This column is part of a series written by seniors from the pilot senior seminar on American citizenship. The class is led by its students, whose interests and experiences are as diverse as their areas of study. These columns are their lessons.
On June 11, 1776, Thomas Jefferson began writing what would become one of the most important documents for our nation. In the final draft, which he submitted to the Continental Congress on June 28, the document proclaimed that as a nation we believed “all men are created equal, that they are endowed by their Creator with certain unalienable Rights.”
We’ve all know about Jefferson and the 56 men who signed this Declaration and about their courage in creating this nation.
But few of us know about a man named Edward Coles, a Virginian born a generation later.
Coles, born to a slaveholding family, was greatly troubled by slavery, which he found at odds with the rights stipulated in our founding documents.
In July of 1814, Coles wrote to the former President Jefferson imploring him to speak out against the institution.

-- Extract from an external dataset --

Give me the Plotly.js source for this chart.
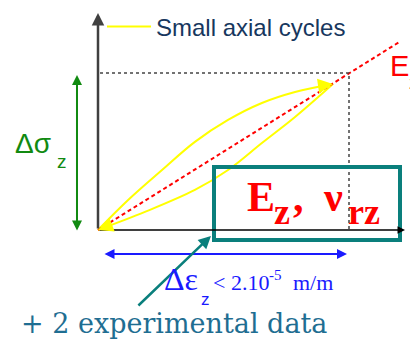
<!DOCTYPE html>
<html>
<head>
<meta charset="utf-8">
<script src="https://cdn.plot.ly/plotly-3.0.1.min.js"></script>
<style>
  html, body { margin: 0; padding: 0; background: #ffffff; }
  #chart { width: 410px; height: 340px; }
</style>
</head>
<body>
<div id="chart"></div>
<script>
// Stress-strain sketch of a small axial cycle, in normalised units:
// strain 1 and stress 1 mark the amplitude of the cycle (dotted guides).
const loadStrain   = [0, 0.120, 0.255, 0.386, 0.518, 0.653, 0.785, 0.936];
const loadStress   = [0, 0.191, 0.382, 0.561, 0.701, 0.809, 0.879, 0.930];
const unloadStrain = [0.936, 0.785, 0.653, 0.518, 0.386, 0.187, 0];
const unloadStress = [0.930, 0.720, 0.554, 0.382, 0.255, 0.115, 0];
const secantStrain = [0, 1.203];
const secantStress = [0, 1.200];
const guideStrain  = [0.008, 1, 1];
const guideStress  = [1, 1, 0];
const cycleLabel   = 'Small axial cycles';

const W = 410, H = 340;
// pixel position of the origin and size of one unit on each axis
const X0 = 98, Y0 = 230, UX = 251, UY = 157;
const xr = [-X0 / UX, (W - X0) / UX];
const yr = [-(H - Y0) / UY, Y0 / UY];
const px = v => v / W;
const py = v => 1 - v / H;

const YELLOW = '#ffff00', RED = '#ff0000', GREEN = '#118a11',
      BLUE = '#1a1aff', TEAL = '#0a7f7c', NAVY = '#17375e', INK = '#1f6e92';
const SANS = 'Liberation Sans, Arial, sans-serif';
const SERIF = 'Liberation Serif, Times New Roman, serif';

const traces = [
  { x: loadStrain, y: loadStress, mode: 'lines', name: cycleLabel,
    legendgroup: 'cyc', line: { color: YELLOW, width: 2, shape: 'spline' } },
  { x: unloadStrain, y: unloadStress, mode: 'lines', legendgroup: 'cyc',
    showlegend: false, line: { color: YELLOW, width: 2, shape: 'spline' } },
  { x: secantStrain, y: secantStress, mode: 'lines', showlegend: false,
    line: { color: RED, width: 2, dash: '4px,3px' } },
  { x: guideStrain, y: guideStress, mode: 'lines', showlegend: false,
    line: { color: '#444444', width: 1.5, dash: 'dot' } }
];

// arrow helper in data units
function arrow(x0, y0, x1, y1, color, width, extra) {
  return Object.assign({
    x: x1, y: y1, ax: x0, ay: y0, xref: 'x', yref: 'y', axref: 'x', ayref: 'y',
    text: '', showarrow: true, arrowhead: 2, arrowsize: 1, standoff: 0,
    startstandoff: 0, arrowcolor: color, arrowwidth: width
  }, extra || {});
}

// text helper: left edge and baseline in pixels
function label(text, xPix, basePix, size, family, color, extra) {
  return Object.assign({
    text: text, xref: 'paper', yref: 'paper', x: px(xPix - 1),
    y: py(basePix - 0.34 * size), xanchor: 'left', yanchor: 'middle',
    showarrow: false, font: { family: family, size: size, color: color }
  }, extra || {});
}

const strainEnd = (W - 5 - X0) / UX;
const stressTop = (Y0 - 13) / UY;
const tipX = loadStrain[loadStrain.length - 1];
const tipY = loadStress[loadStress.length - 1];

const annotations = [
  // axes
  arrow(0, 0, 0, stressTop, '#404040', 2.5),
  arrow(0, 0, strainEnd, 0, '#000000', 1.5),
  // direction marks on the loop
  arrow(0.880, 0.917, tipX, tipY, YELLOW, 2, { arrowsize: 1.5 }),
  arrow(0.05, 0.031, 0, 0, YELLOW, 2, { arrowsize: 1.5 }),
  // stress amplitude
  arrow(-0.0837, -0.013, -0.0837, 0.987, GREEN, 2, { arrowside: 'end+start' }),
  // strain amplitude
  arrow(0.02, -0.153, 0.992, -0.153, BLUE, 2, { arrowside: 'end+start' }),
  // pointer to the box
  arrow(0.155, -0.490, 0.450, -0.038, TEAL, 2.5),

  label('Δσ', 14, 153, 28, SANS, GREEN),
  label('z', 56, 168, 19, SANS, GREEN),
  label('E', 389, 76, 29, SANS, RED),
  label('z', 408, 89, 19, SANS, RED),

  label('<b>E</b>', 246, 211, 42, SERIF, RED),
  label('<b>z</b>', 273, 224, 36, SERIF, RED),
  label('<b>,</b>', 292, 211, 42, SERIF, RED),
  label('<b>ν</b>', 322, 211, 42, SERIF, RED),
  label('<b>rz</b>', 347, 224, 36, SERIF, RED),

  label('Δε', 163, 290, 32, SERIF, BLUE),
  label('z', 200, 305, 17, SANS, BLUE),
  label('< 2.10', 212, 290, 22, SERIF, BLUE),
  label('-5', 268, 280, 15, SERIF, BLUE),
  label('m/m', 292, 290, 22, SERIF, BLUE),

  label('+ 2 experimental data', 20, 333, 27, 'DejaVu Serif, serif', INK)
];

const shapes = [
  { type: 'rect', xref: 'x', yref: 'y',
    x0: (214 - X0) / UX, x1: (400 - X0) / UX,
    y0: (Y0 - 240) / UY, y1: (Y0 - 167) / UY,
    line: { color: TEAL, width: 4 }, fillcolor: 'rgba(0,0,0,0)' }
];

const layout = {
  width: W, height: H,
  margin: { l: 0, r: 0, t: 0, b: 0, pad: 0 },
  paper_bgcolor: '#ffffff', plot_bgcolor: '#ffffff',
  xaxis: { range: xr, visible: false, fixedrange: true },
  yaxis: { range: yr, visible: false, fixedrange: true },
  showlegend: true,
  legend: {
    x: px(102), y: py(27), xanchor: 'left', yanchor: 'middle',
    bgcolor: 'rgba(0,0,0,0)', borderwidth: 0, itemwidth: 44,
    font: { family: SANS, size: 24, color: NAVY }
  },
  annotations: annotations,
  shapes: shapes
};

Plotly.newPlot('chart', traces, layout, { staticPlot: true, displayModeBar: false });
</script>
</body>
</html>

Jefferson replied a month later. Though he outlined how he felt blacks were an inferior race, Jefferson confided that he found slavery inconsistent with broad democratic principles. But Jefferson urged Coles to reconcile himself to the condition of his country. Change would happen slowly, eventually.

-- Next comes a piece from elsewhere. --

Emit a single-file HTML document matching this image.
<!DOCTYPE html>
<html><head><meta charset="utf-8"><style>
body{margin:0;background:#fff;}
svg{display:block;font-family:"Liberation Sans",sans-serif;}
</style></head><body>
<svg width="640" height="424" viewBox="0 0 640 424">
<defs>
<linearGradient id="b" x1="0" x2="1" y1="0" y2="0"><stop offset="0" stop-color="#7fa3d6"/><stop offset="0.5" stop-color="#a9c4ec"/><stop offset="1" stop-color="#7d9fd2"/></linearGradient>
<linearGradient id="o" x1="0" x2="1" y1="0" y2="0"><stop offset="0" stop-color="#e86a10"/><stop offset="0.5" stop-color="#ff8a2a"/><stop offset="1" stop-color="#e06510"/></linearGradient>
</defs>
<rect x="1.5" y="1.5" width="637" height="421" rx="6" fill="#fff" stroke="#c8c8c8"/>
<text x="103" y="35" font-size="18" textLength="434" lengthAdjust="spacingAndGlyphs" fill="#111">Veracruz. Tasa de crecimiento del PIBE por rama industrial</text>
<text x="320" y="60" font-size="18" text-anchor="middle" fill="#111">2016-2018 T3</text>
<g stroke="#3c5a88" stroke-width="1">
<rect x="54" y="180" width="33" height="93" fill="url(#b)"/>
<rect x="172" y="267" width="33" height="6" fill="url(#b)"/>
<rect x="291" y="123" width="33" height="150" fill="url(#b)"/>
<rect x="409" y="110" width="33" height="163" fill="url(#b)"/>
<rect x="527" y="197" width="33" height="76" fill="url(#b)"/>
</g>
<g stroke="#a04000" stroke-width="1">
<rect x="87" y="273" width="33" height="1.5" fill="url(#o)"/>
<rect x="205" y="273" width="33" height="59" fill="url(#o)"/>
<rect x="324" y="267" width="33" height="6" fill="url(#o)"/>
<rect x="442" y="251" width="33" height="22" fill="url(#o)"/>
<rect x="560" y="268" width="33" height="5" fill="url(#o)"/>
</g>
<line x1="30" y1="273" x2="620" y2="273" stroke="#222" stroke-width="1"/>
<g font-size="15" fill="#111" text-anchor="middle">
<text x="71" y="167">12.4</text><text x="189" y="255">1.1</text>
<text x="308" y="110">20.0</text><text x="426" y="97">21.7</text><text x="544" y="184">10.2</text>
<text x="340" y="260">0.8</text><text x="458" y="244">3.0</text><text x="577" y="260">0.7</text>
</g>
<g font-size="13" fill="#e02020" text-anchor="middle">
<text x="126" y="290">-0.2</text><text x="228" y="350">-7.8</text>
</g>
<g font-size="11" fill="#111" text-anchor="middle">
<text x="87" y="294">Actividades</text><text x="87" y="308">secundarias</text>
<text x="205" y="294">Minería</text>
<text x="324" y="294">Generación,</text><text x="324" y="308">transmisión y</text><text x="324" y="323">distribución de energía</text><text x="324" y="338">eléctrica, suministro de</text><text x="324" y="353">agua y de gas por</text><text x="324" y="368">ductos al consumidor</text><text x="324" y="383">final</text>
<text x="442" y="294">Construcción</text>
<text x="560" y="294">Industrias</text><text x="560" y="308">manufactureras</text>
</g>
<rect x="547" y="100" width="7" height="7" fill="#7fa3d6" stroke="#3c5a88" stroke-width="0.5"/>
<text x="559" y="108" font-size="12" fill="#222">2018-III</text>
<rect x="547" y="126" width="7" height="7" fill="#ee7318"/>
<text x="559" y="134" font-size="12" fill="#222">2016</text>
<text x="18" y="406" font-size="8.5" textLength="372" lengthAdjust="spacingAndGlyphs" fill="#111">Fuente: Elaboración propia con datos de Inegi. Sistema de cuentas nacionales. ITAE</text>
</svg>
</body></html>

However, Edward Coles could not tolerate what he knew to be wrong, and he freed the black men and women who were deemed by Virginia and other Southern states to be his property. Coles moved to Illinois and later became Governor of the state.

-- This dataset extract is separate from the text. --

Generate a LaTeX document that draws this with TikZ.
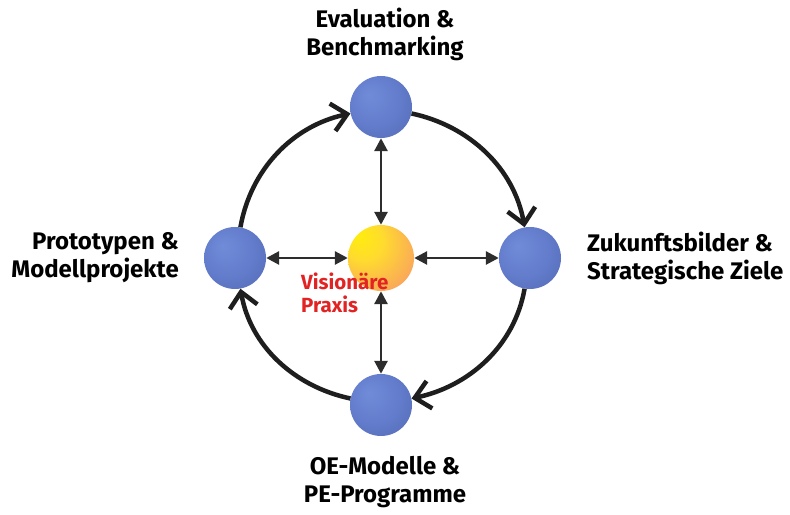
\documentclass[tikz,border=0pt]{standalone}
\usepackage{fontspec}
\setmainfont{Fira Sans}
\usetikzlibrary{arrows.meta}
\pgfdeclareradialshading{blueball}{\pgfpoint{-10bp}{10bp}}{%
  rgb(0bp)=(0.44,0.55,0.85);
  rgb(20bp)=(0.39,0.49,0.80);
  rgb(38bp)=(0.33,0.42,0.72);
  rgb(50bp)=(0.26,0.34,0.58)}
\pgfdeclareradialshading{sunball}{\pgfpoint{-18bp}{18bp}}{%
  rgb(0bp)=(1.00,0.93,0.05);
  rgb(15bp)=(1.00,0.86,0.18);
  rgb(35bp)=(0.98,0.66,0.35);
  rgb(50bp)=(0.95,0.55,0.45);
  rgb(60bp)=(0.93,0.50,0.45)}
\definecolor{ringcol}{RGB}{30,30,30}
\definecolor{spokecol}{RGB}{45,45,45}
\definecolor{praxred}{RGB}{225,35,35}
\begin{document}
\begin{tikzpicture}[x=1bp,y=1bp,
  ball/.style={circle,minimum size=62bp,inner sep=0pt,shading=blueball},
  sun/.style={circle,minimum size=66bp,inner sep=0pt,shading=sunball},
  ring/.style={line width=4.5bp,draw=ringcol,-{Straight Barb[length=15bp,width=28bp,line width=4.5bp]}},
  spoke/.style={line width=2.8bp,draw=spokecol,{Triangle[length=13bp,width=13bp]}-{Triangle[length=13bp,width=13bp]}},
  lbl/.style={font=\bfseries\fontsize{24bp}{28bp}\selectfont,text=black,inner sep=0pt}]
\useasboundingbox (0,0) rectangle (790,515);
\node[sun] (C) at (381,257) {};
\node[ball] (T) at (381,408) {};
\node[ball] (R) at (530,257) {};
\node[ball] (B) at (381,110) {};
\node[ball] (L) at (235,257) {};
% ring arrows
\draw[ring] (L) to[out=80,in=192,looseness=0.95] (T);
\draw[ring] (T) to[out=-12,in=100,looseness=0.95] (R);
\draw[ring] (R) to[out=-100,in=12,looseness=0.95] (B);
\draw[ring] (B) to[out=168,in=-80,looseness=0.95] (L);
% spokes
\draw[spoke] (T) -- (C);
\draw[spoke] (L) -- (C);
\draw[spoke] (C) -- (R);
\draw[spoke] (C) -- (B);
% labels
\node[lbl,align=center] (tT) at (385,481) {Evaluation \&\\Benchmarking};
\node[lbl,align=left,anchor=west] (tR) at (587,257) {Zukunftsbilder \&\\Strategische Ziele};
\node[lbl,align=right,anchor=east] (tL) at (179,257) {Prototypen \&\\Modellprojekte};
\node[lbl,align=center] (tB) at (385,33) {OE-Modelle \&\\PE-Programme};
\node[font=\bfseries\fontsize{20.5bp}{23bp}\selectfont,text=praxred,align=left,anchor=west,inner sep=0pt] (tC) at (301,222) {Visionäre\\Praxis};
\end{tikzpicture}
\end{document}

So we learn that our independence day was July 4, 1776, but freedom did not sweep through our nation then. Jefferson and other founding fathers bought, owned and sold human beings.
Unfortunately freedom did not roll in even after Lincoln delivered the Emancipation Proclamation. Women could not vote until 1920, and nearly a century after the conclusion of the Civil War much of the nation was still racially segregated. There was religious discrimination against minorities in numerous communities. Many of these same problems persist today.